He killed a dog!

I’m shocked. Horrified. I’m reading Preston and Child’s BLOODLESS, because my blog friend Mae Clair made it sound so good in the review on her blog. If you’ve never read one of her reviews, you’re missing something. But beware! Your TBR file will grow even when you swear you won’t buy another book. https://maeclair.com/

I’m only at 72%, but this book is one heck of a thriller. And I’ve just learned how most of the parts come together, which involves…and I love this….the paranormal. Piecing all of the clues together has been a fun ride, but I couldn’t figure out WHAT’S killing people. Now, I have an idea. And it’s awesome.

But along the way, Savannah’s lead detective enlists the help of a tracker whose dog catches the scent they need and rips his leash away from his owner to follow the trail. From the way the pacing’s set up, the reader knows this isn’t going to end well. I’m not giving anything away here. If you read it, believe me, you’ll know. But I kept thinking, writers aren’t allowed to kill dogs or cats in mysteries. It’s one of the UNSPOKEN rules. Guess what? Rules are made to be broken. And boy, was it effective!

I’m reaching one of the high points of the book now. I’d have kept reading last night except I couldn’t keep my eyes open. A lot is happening, and I’m curious how the writers are going to bring everything together. A lot of bodies and carnage look possible. But the authors have already tossed in some great twists and turns, so who knows?

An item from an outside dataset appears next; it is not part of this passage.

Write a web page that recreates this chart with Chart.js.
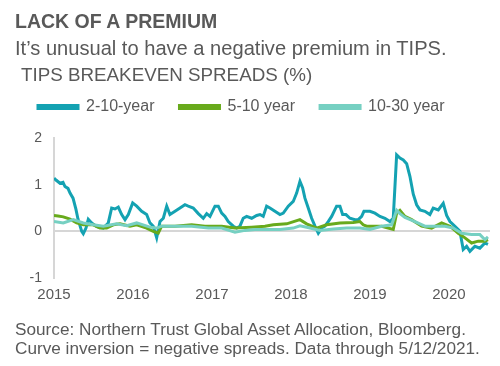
<!DOCTYPE html>
<html>
<head>
<meta charset="utf-8">
<script src="https://cdn.jsdelivr.net/npm/chart.js@4/dist/chart.umd.min.js"></script>
<style>
  html, body { margin: 0; padding: 0; background: #fff; }
  body { width: 500px; height: 366px; position: relative; overflow: hidden; font-family: "Liberation Sans", Arial, sans-serif; color: #595959; }
  .t { position: absolute; white-space: nowrap; line-height: 1; }
  #title { left: 15px; top: 12px; font-size: 19.5px; font-weight: bold; }
  #sub { left: 15px; top: 38px; font-size: 20.1px; }
  #ytitle { left: 21px; top: 66px; font-size: 18.8px; }
  #src { left: 15px; top: 319.5px; font-size: 17.2px; line-height: 19px; }
  #wrap { position: absolute; left: 0; top: 0; width: 500px; height: 366px; }
</style>
</head>
<body>
<div id="wrap"><canvas id="c" width="500" height="366"></canvas></div>
<div class="t" id="title">LACK OF A PREMIUM</div>
<div class="t" id="sub">It’s unusual to have a negative premium in TIPS.</div>
<div class="t" id="ytitle">TIPS BREAKEVEN SPREADS (%)</div>
<div class="t" id="src">Source: Northern Trust Global Asset Allocation, Bloomberg.<br>Curve inversion = negative spreads. Data through 5/12/2021.</div>
<script>
// Series names
const seriesNames = ["2-10-year", "5-10 year", "10-30 year"];
// X tick labels (years)
const yearTicks = [2015, 2016, 2017, 2018, 2019, 2020];

// 2-10-year: dates (decimal years) and spreads (%)
const dates2_10 = [2015.000,2015.025,2015.076,2015.114,2015.139,2015.177,2015.203,2015.241,2015.278,2015.304,2015.351,2015.371,2015.405,2015.434,2015.477,2015.541,2015.624,2015.687,2015.730,2015.772,2015.814,2015.857,2015.899,2015.941,2015.996,2016.047,2016.110,2016.173,2016.215,2016.257,2016.300,2016.342,2016.384,2016.427,2016.468,2016.532,2016.595,2016.658,2016.700,2016.763,2016.827,2016.890,2016.933,2016.975,2017.038,2017.080,2017.123,2017.165,2017.206,2017.270,2017.313,2017.354,2017.396,2017.439,2017.503,2017.566,2017.608,2017.649,2017.692,2017.734,2017.797,2017.861,2017.903,2017.966,2018.029,2018.072,2018.114,2018.148,2018.177,2018.219,2018.262,2018.304,2018.346,2018.389,2018.430,2018.472,2018.515,2018.578,2018.620,2018.654,2018.696,2018.747,2018.810,2018.852,2018.895,2018.924,2019.000,2019.063,2019.127,2019.190,2019.253,2019.295,2019.338,2019.380,2019.422,2019.465,2019.506,2019.548,2019.591,2019.633,2019.696,2019.759,2019.801,2019.865,2019.928,2019.971,2020.013,2020.076,2020.139,2020.181,2020.224,2020.266,2020.329,2020.392,2020.456,2020.494];
const spread2_10 = [1.14,1.10,1.03,1.05,0.96,0.92,0.82,0.71,0.47,0.26,0.00,-0.05,0.07,0.26,0.18,0.10,0.07,0.18,0.50,0.48,0.52,0.36,0.25,0.36,0.61,0.54,0.43,0.36,0.18,0.11,-0.14,0.21,0.28,0.54,0.36,0.43,0.50,0.57,0.54,0.50,0.38,0.28,0.38,0.32,0.54,0.54,0.39,0.32,0.21,0.11,0.07,0.11,0.28,0.32,0.28,0.34,0.36,0.32,0.54,0.50,0.43,0.36,0.39,0.54,0.64,0.82,1.07,0.93,0.71,0.50,0.28,0.11,-0.04,0.07,0.11,0.21,0.32,0.54,0.54,0.36,0.36,0.28,0.25,0.25,0.32,0.43,0.43,0.39,0.32,0.28,0.21,0.28,1.64,1.57,1.53,1.45,1.18,0.80,0.57,0.46,0.43,0.36,0.50,0.46,0.60,0.34,0.21,0.11,0.00,-0.39,-0.32,-0.43,-0.32,-0.36,-0.25,-0.28];

// 5-10 year
const dates5_10 = [2015.000,2015.051,2015.118,2015.203,2015.287,2015.371,2015.498,2015.582,2015.667,2015.751,2015.835,2015.962,2016.047,2016.173,2016.257,2016.320,2016.363,2016.532,2016.743,2016.911,2017.123,2017.291,2017.502,2017.671,2017.777,2017.946,2018.114,2018.198,2018.325,2018.452,2018.620,2018.789,2018.873,2018.915,2018.958,2019.148,2019.295,2019.338,2019.380,2019.443,2019.528,2019.654,2019.781,2019.908,2020.013,2020.118,2020.203,2020.287,2020.371,2020.456,2020.494];
const spread5_10 = [0.34,0.33,0.31,0.26,0.18,0.14,0.14,0.07,0.07,0.14,0.16,0.11,0.14,0.07,0.00,-0.04,0.11,0.11,0.14,0.11,0.11,0.07,0.09,0.11,0.14,0.16,0.25,0.16,0.07,0.14,0.18,0.19,0.21,0.14,0.11,0.11,0.04,0.39,0.45,0.32,0.25,0.11,0.07,0.18,0.11,-0.04,-0.14,-0.25,-0.21,-0.21,-0.18];

// 10-30 year
const dates10_30 = [2015.000,2015.118,2015.244,2015.371,2015.498,2015.624,2015.793,2015.920,2016.047,2016.215,2016.300,2016.363,2016.532,2016.743,2016.954,2017.123,2017.291,2017.418,2017.544,2017.671,2017.861,2018.029,2018.114,2018.241,2018.367,2018.536,2018.705,2018.873,2019.000,2019.148,2019.275,2019.338,2019.380,2019.443,2019.570,2019.696,2019.823,2019.949,2020.054,2020.160,2020.287,2020.392,2020.456,2020.494];
const spread10_30 = [0.21,0.18,0.25,0.18,0.14,0.11,0.16,0.12,0.18,0.09,0.07,0.11,0.11,0.11,0.07,0.07,-0.02,0.02,0.04,0.04,0.04,0.07,0.12,0.07,0.02,0.05,0.07,0.07,0.04,0.11,0.14,0.45,0.38,0.30,0.21,0.11,0.11,0.11,0.07,-0.04,-0.07,-0.07,-0.18,-0.12];

const colors = ["#14a2b2", "#68aa1c", "#76d0c2"];
const drawOrder = [3, 2, 1];

function pts(xs, ys) { return xs.map((x, i) => ({ x: x, y: ys[i] })); }

const ds = [
  [dates2_10, spread2_10],
  [dates5_10, spread5_10],
  [dates10_30, spread10_30]
].map((d, i) => ({
  label: seriesNames[i],
  data: pts(d[0], d[1]),
  borderColor: colors[i],
  backgroundColor: colors[i],
  borderWidth: 3,
  pointRadius: 0,
  tension: 0,
  order: drawOrder[i]
}));

const legendSpacer = {
  id: "legendSpacer",
  beforeInit(chart) {
    const origFit = chart.legend.fit;
    chart.legend.fit = function () {
      origFit.call(this);
      this.height += 13;
    };
  }
};

new Chart(document.getElementById("c"), {
  type: "line",
  data: { datasets: ds },
  plugins: [legendSpacer],
  options: {
    responsive: false,
    animation: false,
    layout: { padding: { left: 13, right: 10, top: 74, bottom: 54 } },
    plugins: {
      tooltip: { enabled: false },
      legend: {
        position: "top",
        align: "start",
        labels: {
          boxWidth: 40,
          boxHeight: 3,
          padding: 25,
          color: "#595959",
          sort: (a, b) => a.datasetIndex - b.datasetIndex,
          font: { family: "'Liberation Sans', Arial, sans-serif", size: 16 }
        }
      }
    },
    scales: {
      x: {
        type: "linear",
        min: 2015,
        max: 2020.52,
        afterBuildTicks: (s) => { s.ticks = yearTicks.map(v => ({ value: v })); },
        ticks: {
          color: "#595959",
          padding: 8,
          maxRotation: 0,
          font: { family: "'Liberation Sans', Arial, sans-serif", size: 15 },
          callback: (v) => String(v)
        },
        grid: { display: false, drawTicks: false },
        border: { display: false }
      },
      y: {
        min: -1,
        max: 2,
        afterFit: (s) => { s.width = 41; },
        ticks: {
          stepSize: 1,
          color: "#595959",
          padding: 12,
          font: { family: "'Liberation Sans', Arial, sans-serif", size: 14 },
          callback: (v) => String(v)
        },
        grid: {
          drawTicks: false,
          lineWidth: 2,
          color: (c) => (c.tick && c.tick.value === 0 ? "#d6d6d6" : "rgba(0,0,0,0)")
        },
        border: { display: true, color: "#d6d6d6", width: 2 }
      }
    }
  }
});
</script>
</body>
</html>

BUT…let’s face it. People can die. They usually do (in mysteries). But to kill a dog? It upped the ante of the killer. Job well done. And I hope I can stay awake long enough tonight to finish the book! Mae Clair recommended a good one!

12 thoughts on “He killed a dog!

  1. I am so glad this book has you invested. I HATE when animals get killed, but I’ve read enough thrillers to know that animals (even cats and dogs) aren’t always safe. I’ve encountered a few books (some by blogging friends) where animals were killed and I had to skim the scenes because they were so graphic.I’m thankful P&C didn’t go that route.
    And I’m so glad you are getting an introduction to Pendergast. I’m thoroughly besotted with that guy!

    Liked by 1 person

  2. Since I’m a dog/horse person, it’s painful to read/write scenes when they are distressed or injured and satisfyingly cathartic when the perpetrator gets punished for it. I don’t characterize people I know or have met, but I do bring back to life dogs and horses I’ve loved. My late Sheltie, Sandman, became Puddin in Hermione’s Reverie. I never recovered from Bambi and have difficulty opening the book to this day. My sister had to be taken out of the theater when she started sobbing. IMHO, F. Salten’s purpose for Bambi’s mother’s death was meant to give compassionate perspective to the cruelty of hunting, especially when it’s done for “sport” and not survival. The story met its objective.

    Liked by 1 person

    1. Bambi’s mother’s death stuck with me, too, but Disney always kills off mothers. Holly and I just watched Cruella and when the mother dies, we looked at each and nodded, “Yup, it’s Disney.” Of course, that works for the story, so the kid has to survive, thrive, on his own.